Primary Submission Category: Machine Learning and Causal Inference
Incremental Causal Effects for Time to Treatment
Authors: Zhichen Zhao, Zhichen Zhao, Andrew Ying, Ronghui (Lily) Xu,
Presenting Author: Zhichen Zhao*
We consider time to treatment initiation, which commonly arises in preventive medicine, such as disease screening and vaccination, and in non-fatal health conditions, such as HIV infection prior to AIDS onset. While traditional causal inference has focused on deterministic interventions that assign treatment according to fixed rules, including whether or when treatment is assigned and allowing dependence on subject characteristics, we study the incremental causal effect of intervening on the intensity of treatment initiation.
We establish identification and derive the efficient influence function for this effect without requiring the commonly assumed positivity condition. Building on this characterization, we propose efficient nonparametric estimators based on augmented inverse probability weighting that can attain fast convergence rates while accommodating flexible machine learning estimation of nuisance functions. We also develop general efficiency theory for the proposed estimators.

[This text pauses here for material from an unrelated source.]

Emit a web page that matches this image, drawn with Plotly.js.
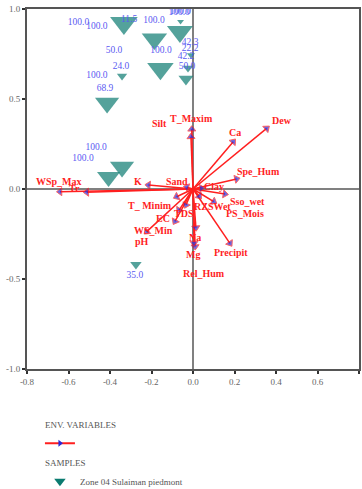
<!DOCTYPE html>
<html><head><meta charset="utf-8">
<script src="https://cdn.plot.ly/plotly-3.0.1.min.js"></script>
<style>html,body{margin:0;padding:0;background:#fff}</style>
</head><body><div id="chart" style="width:362px;height:489px"></div>
<script>
// ---- data ----
const varNames = ["WSp_Max","Tr","K","Sand","Silt","T_Maxim","Ca","Dew","Spe_Hum","Clay","Sso_wet","PS_Mois","RZSWet","TDS","EC","T_ Minim","WS_Min","pH","Na","Mg","Rel_Hum","Precipit"];
const varX = [-0.641,-0.512,-0.215,-0.030,-0.010,-0.006,0.194,0.355,0.210,0.040,0.154,0.100,0.030,-0.034,-0.067,-0.079,-0.087,-0.223,0.014,0.010,0.005,0.178];
const varY = [-0.015,-0.018,0.022,0.010,0.290,0.332,0.263,0.337,0.056,0.005,-0.028,-0.070,-0.040,-0.089,-0.117,-0.043,-0.180,-0.237,-0.215,-0.320,-0.300,-0.302];

const sampleX = [-0.333,-0.186,-0.063,-0.060,-0.157,-0.342,-0.414,-0.010,-0.024,-0.034,-0.342,-0.407,-0.275];
const sampleY = [0.922,0.833,0.874,0.930,0.668,0.628,0.478,0.744,0.672,0.611,0.122,0.067,-0.420];
const sampleWeight = [24,22,22.5,6,23,9,21,7,9,13,21,20,10];

const sampleLabels = ["100.0","100.0","11.5","100.0","100.0","100.0","50.0","100.0","24.0","100.0","68.9","42.3","22.2","42.2","50.0","100.0","100.0","35.0"];
const sampleLabelX = [-0.552,-0.463,-0.308,-0.188,-0.067,-0.061,-0.381,-0.154,-0.347,-0.463,-0.424,-0.014,-0.014,-0.034,-0.029,-0.467,-0.530,-0.280];
const sampleLabelY = [0.924,0.900,0.939,0.933,0.978,0.983,0.767,0.767,0.678,0.628,0.556,0.811,0.778,0.733,0.678,0.228,0.167,-0.483];

const xTicks = [-0.8,-0.6,-0.4,-0.2,0.0,0.2,0.4,0.6,0.8];
const yTicks = [-1.0,-0.5,0.0,0.5,1.0];

// ---- layout-only label offsets (px) ----
const varLabelShift = [[-1,-10],[-12,-4],[-10,-4],[-10,-6],[-31,-13],[0,-11],[2,-9],[15,-8],[22,-7],[13,-2],[23,7],[31,12],[13,10],[-2,8],[-16,8],[-27,9],[-21,9],[-5,10],[-1,10],[-2,8],[10,30],[1,9]];

const serif = "Liberation Serif, Times New Roman, serif";

const ax = [], ay = [], asz = [];
varNames.forEach((n,i)=>{ ax.push(0,varX[i],null); ay.push(0,varY[i],null); asz.push(0,7,0); });

const traces = [
  { type:'scatter', mode:'markers', x:sampleX, y:sampleY, showlegend:false, hoverinfo:'skip',
    marker:{symbol:'triangle-down', size:sampleWeight, color:'#0b7b70', line:{width:0}} },
  { type:'scatter', mode:'text', x:sampleLabelX, y:sampleLabelY, text:sampleLabels, showlegend:false, hoverinfo:'skip',
    textposition:'middle center', textfont:{family:serif, size:9.5, color:'#5b5bf2'} },
  { type:'scatter', mode:'lines+markers', x:ax, y:ay, showlegend:false, hoverinfo:'skip',
    line:{color:'#ff1f1f', width:1.5},
    marker:{symbol:'triangle-up', size:asz, angleref:'previous', color:'#2a2ad8', line:{color:'#ff1f1f', width:1}} },
  { type:'scatter', mode:'lines+markers', x:[null], y:[null], name:' ', legendgroup:'env',
    legendgrouptitle:{text:'ENV. VARIABLES', font:{family:serif, size:9, color:'#555'}},
    line:{color:'#ff1f1f', width:2}, marker:{symbol:'triangle-right', size:6, color:'#2a2ad8'} },
  { type:'scatter', mode:'markers', x:[null], y:[null], name:'Zone 04 Sulaiman piedmont', legendgroup:'samp',
    legendgrouptitle:{text:'SAMPLES', font:{family:serif, size:9, color:'#555'}},
    marker:{symbol:'triangle-down', size:10, color:'#0b7b70'} }
];

const annotations = varNames.map((n,i)=>({
  x:varX[i], y:varY[i], xref:'x', yref:'y', text:n, showarrow:false,
  xshift:varLabelShift[i][0], yshift:-varLabelShift[i][1],
  font:{family:serif, size:10, color:'#ff1f1f', weight:'bold'}
}));

const axisCommon = {
  showgrid:false, showline:true, mirror:true, linewidth:2, linecolor:'#555',
  ticks:'outside', ticklen:3, tickwidth:2, tickcolor:'#333',
  zeroline:true, zerolinecolor:'#808080', zerolinewidth:1.5,
  tickfont:{family:serif, size:9, color:'#666'}, fixedrange:true, automargin:false
};

const layout = {
  width:362, height:489,
  margin:{l:27, r:3, t:9, b:120, pad:0, autoexpand:false},
  paper_bgcolor:'#fff', plot_bgcolor:'#fff',
  xaxis:Object.assign({}, axisCommon, {range:[-0.8,0.8], tickmode:'array', tickvals:xTicks, ticktext:xTicks.map(v=>v.toFixed(1))}),
  yaxis:Object.assign({}, axisCommon, {range:[-1,1], tickmode:'array', tickvals:yTicks, ticktext:yTicks.map(v=>v.toFixed(1))}),
  annotations:annotations,
  showlegend:true,
  legend:{x:0.039, y:-0.113, xanchor:'left', yanchor:'top', traceorder:'grouped', tracegroupgap:0,
    font:{family:serif, size:9, color:'#555'}, bgcolor:'rgba(0,0,0,0)', itemwidth:30}
};

Plotly.newPlot('chart', traces, layout, {displayModeBar:false, staticPlot:true});
</script></body></html>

We illustrate the finite-sample performance of our methods through simulation studies and apply them to a rheumatoid arthritis study to evaluate the incremental effect of time to methotrexate initiation on joint pain, as well as to a Norwegian women’s study to evaluate the incremental effect of time to subsequent HPV testing on detection of cervical intraepithelial neoplasia grade 2 or 3 (CIN2+).